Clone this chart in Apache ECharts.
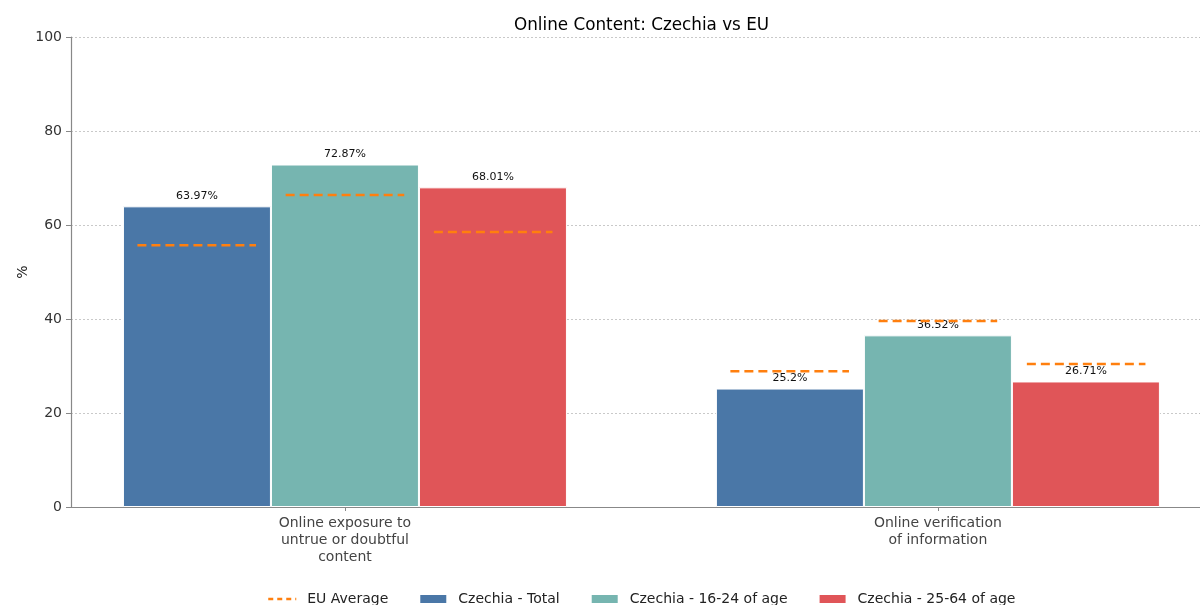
<!DOCTYPE html>
<html>
<head>
<meta charset="utf-8">
<script src="https://cdn.jsdelivr.net/npm/echarts@6/dist/echarts.min.js"></script>
<style>
  html, body { margin: 0; padding: 0; background: #fff; }
  #chart { width: 1200px; height: 605px; }
</style>
</head>
<body>
<div id="chart"></div>
<script>
// data
var categories = ['Online exposure to\nuntrue or doubtful\ncontent', 'Online verification\nof information'];
var groupNames = ['Czechia - Total', 'Czechia - 16-24 of age', 'Czechia - 25-64 of age'];
var czTotal = [63.97, 25.2];
var cz1624 = [72.87, 36.52];
var cz2564 = [68.01, 26.71];
var euTotal = [55.7, 28.9];
var eu1624 = [66.4, 39.6];
var eu2564 = [58.5, 30.4];
var yTicks = [0, 20, 40, 60, 80, 100];

var colors = ['#4a77a7', '#76b5b0', '#e05558'];
var font = 'DejaVu Sans';

// bar offsets in axis units (bar width 0.25), EU dash half width
var offsets = [-0.25, 0, 0.25];
var half = 0.1;
var euSets = [euTotal, eu1624, eu2564];
var euData = [];
for (var c = 0; c < categories.length; c++) {
  for (var s = 0; s < 3; s++) {
    var x = c + offsets[s];
    euData.push([x - half, euSets[s][c]]);
    euData.push([x + half, euSets[s][c]]);
    euData.push([x + half + 0.01, '-']);
  }
}

function barSeries(name, values, color) {
  return {
    name: name,
    type: 'bar',
    barWidth: 148,
    barGap: '0%',
    data: values.map(function (v, i) { return [i, v]; }),
    itemStyle: { color: color, borderColor: '#fff', borderWidth: 1 },
    label: {
      show: true, position: 'top', distance: 5,
      fontFamily: font, fontSize: 11, color: '#111',
      formatter: function (p) { return p.value[1] + '%'; }
    },
    z: 2
  };
}

var chart = echarts.init(document.getElementById('chart'));
chart.setOption({
  animation: false,
  title: {
    text: 'Online Content: Czechia vs EU',
    left: 509, top: 12,
    textStyle: { fontFamily: font, fontSize: 16.8, fontWeight: 'normal', color: '#000' }
  },
  legend: {
    top: 587,
    left: 262,
    itemWidth: 28,
    itemHeight: 10,
    itemGap: 30,
    textStyle: { fontFamily: font, fontSize: 14, color: '#222', padding: [0, 0, 0, 6] },
    data: [
      { name: 'EU Average', itemStyle: { opacity: 0 }, lineStyle: { type: [5, 4], width: 2.5 } },
      { name: groupNames[0], icon: 'rect' },
      { name: groupNames[1], icon: 'rect' },
      { name: groupNames[2], icon: 'rect' }
    ]
  },
  grid: { left: 71, right: 0, top: 37, bottom: 98 },
  xAxis: {
    type: 'value',
    min: -0.462,
    max: 1.442,
    splitLine: { show: false },
    axisLine: { show: true, onZero: false, lineStyle: { color: '#888', width: 1.2 } },
    axisTick: { show: true, customValues: [0, 1], length: 4, lineStyle: { color: '#888' } },
    axisLabel: {
      customValues: [0, 1],
      margin: 8,
      fontFamily: font, fontSize: 14, color: '#444', lineHeight: 17,
      formatter: function (v) { return categories[Math.round(v)]; }
    }
  },
  yAxis: {
    type: 'value',
    min: 0, max: 100, interval: 20,
    name: '%',
    nameLocation: 'middle',
    nameGap: 41,
    nameRotate: 90,
    nameMoveOverlap: false,
    nameTextStyle: { fontFamily: font, fontSize: 14, color: '#222' },
    axisLine: { show: true, onZero: false, lineStyle: { color: '#888', width: 1.2 } },
    axisTick: { show: true, length: 5, lineStyle: { color: '#888' } },
    axisLabel: {
      margin: 9, fontFamily: font, fontSize: 14, color: '#333',
      formatter: function (v) { return yTicks.indexOf(v) >= 0 ? String(v) : ''; }
    },
    splitLine: { show: true, lineStyle: { color: '#bbb', type: [2, 2], width: 0.8 } }
  },
  series: [
    barSeries(groupNames[0], czTotal, colors[0]),
    barSeries(groupNames[1], cz1624, colors[1]),
    barSeries(groupNames[2], cz2564, colors[2]),
    {
      name: 'EU Average',
      type: 'line',
      data: euData,
      symbol: 'none',
      connectNulls: false,
      color: '#ff7f0e',
      lineStyle: { color: '#ff7f0e', width: 2.5, type: [9, 5] },
      z: 5
    }
  ]
});
</script>
</body>
</html>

EXERCISE BRIEF:
Extract the full listing exactly, with the pictures left out.

OUTPUT:
Clone this chart in Apache ECharts.
<!DOCTYPE html>
<html>
<head>
<meta charset="utf-8">
<script src="https://cdn.jsdelivr.net/npm/echarts@6/dist/echarts.min.js"></script>
<style>
  html, body { margin: 0; padding: 0; background: #fff; }
  #chart { width: 1200px; height: 605px; }
</style>
</head>
<body>
<div id="chart"></div>
<script>
// data
var categories = ['Online exposure to\nuntrue or doubtful\ncontent', 'Online verification\nof information'];
var groupNames = ['Czechia - Total', 'Czechia - 16-24 of age', 'Czechia - 25-64 of age'];
var czTotal = [63.97, 25.2];
var cz1624 = [72.87, 36.52];
var cz2564 = [68.01, 26.71];
var euTotal = [55.7, 28.9];
var eu1624 = [66.4, 39.6];
var eu2564 = [58.5, 30.4];
var yTicks = [0, 20, 40, 60, 80, 100];

var colors = ['#4a77a7', '#76b5b0', '#e05558'];
var font = 'DejaVu Sans';

// bar offsets in axis units (bar width 0.25), EU dash half width
var offsets = [-0.25, 0, 0.25];
var half = 0.1;
var euSets = [euTotal, eu1624, eu2564];
var euData = [];
for (var c = 0; c < categories.length; c++) {
  for (var s = 0; s < 3; s++) {
    var x = c + offsets[s];
    euData.push([x - half, euSets[s][c]]);
    euData.push([x + half, euSets[s][c]]);
    euData.push([x + half + 0.01, '-']);
  }
}

function barSeries(name, values, color) {
  return {
    name: name,
    type: 'bar',
    barWidth: 148,
    barGap: '0%',
    data: values.map(function (v, i) { return [i, v]; }),
    itemStyle: { color: color, borderColor: '#fff', borderWidth: 1 },
    label: {
      show: true, position: 'top', distance: 5,
      fontFamily: font, fontSize: 11, color: '#111',
      formatter: function (p) { return p.value[1] + '%'; }
    },
    z: 2
  };
}

var chart = echarts.init(document.getElementById('chart'));
chart.setOption({
  animation: false,
  title: {
    text: 'Online Content: Czechia vs EU',
    left: 509, top: 12,
    textStyle: { fontFamily: font, fontSize: 16.8, fontWeight: 'normal', color: '#000' }
  },
  legend: {
    top: 587,
    left: 262,
    itemWidth: 28,
    itemHeight: 10,
    itemGap: 30,
    textStyle: { fontFamily: font, fontSize: 14, color: '#222', padding: [0, 0, 0, 6] },
    data: [
      { name: 'EU Average', itemStyle: { opacity: 0 }, lineStyle: { type: [5, 4], width: 2.5 } },
      { name: groupNames[0], icon: 'rect' },
      { name: groupNames[1], icon: 'rect' },
      { name: groupNames[2], icon: 'rect' }
    ]
  },
  grid: { left: 71, right: 0, top: 37, bottom: 98 },
  xAxis: {
    type: 'value',
    min: -0.462,
    max: 1.442,
    splitLine: { show: false },
    axisLine: { show: true, onZero: false, lineStyle: { color: '#888', width: 1.2 } },
    axisTick: { show: true, customValues: [0, 1], length: 4, lineStyle: { color: '#888' } },
    axisLabel: {
      customValues: [0, 1],
      margin: 8,
      fontFamily: font, fontSize: 14, color: '#444', lineHeight: 17,
      formatter: function (v) { return categories[Math.round(v)]; }
    }
  },
  yAxis: {
    type: 'value',
    min: 0, max: 100, interval: 20,
    name: '%',
    nameLocation: 'middle',
    nameGap: 41,
    nameRotate: 90,
    nameMoveOverlap: false,
    nameTextStyle: { fontFamily: font, fontSize: 14, color: '#222' },
    axisLine: { show: true, onZero: false, lineStyle: { color: '#888', width: 1.2 } },
    axisTick: { show: true, length: 5, lineStyle: { color: '#888' } },
    axisLabel: {
      margin: 9, fontFamily: font, fontSize: 14, color: '#333',
      formatter: function (v) { return yTicks.indexOf(v) >= 0 ? String(v) : ''; }
    },
    splitLine: { show: true, lineStyle: { color: '#bbb', type: [2, 2], width: 0.8 } }
  },
  series: [
    barSeries(groupNames[0], czTotal, colors[0]),
    barSeries(groupNames[1], cz1624, colors[1]),
    barSeries(groupNames[2], cz2564, colors[2]),
    {
      name: 'EU Average',
      type: 'line',
      data: euData,
      symbol: 'none',
      connectNulls: false,
      color: '#ff7f0e',
      lineStyle: { color: '#ff7f0e', width: 2.5, type: [9, 5] },
      z: 5
    }
  ]
});
</script>
</body>
</html>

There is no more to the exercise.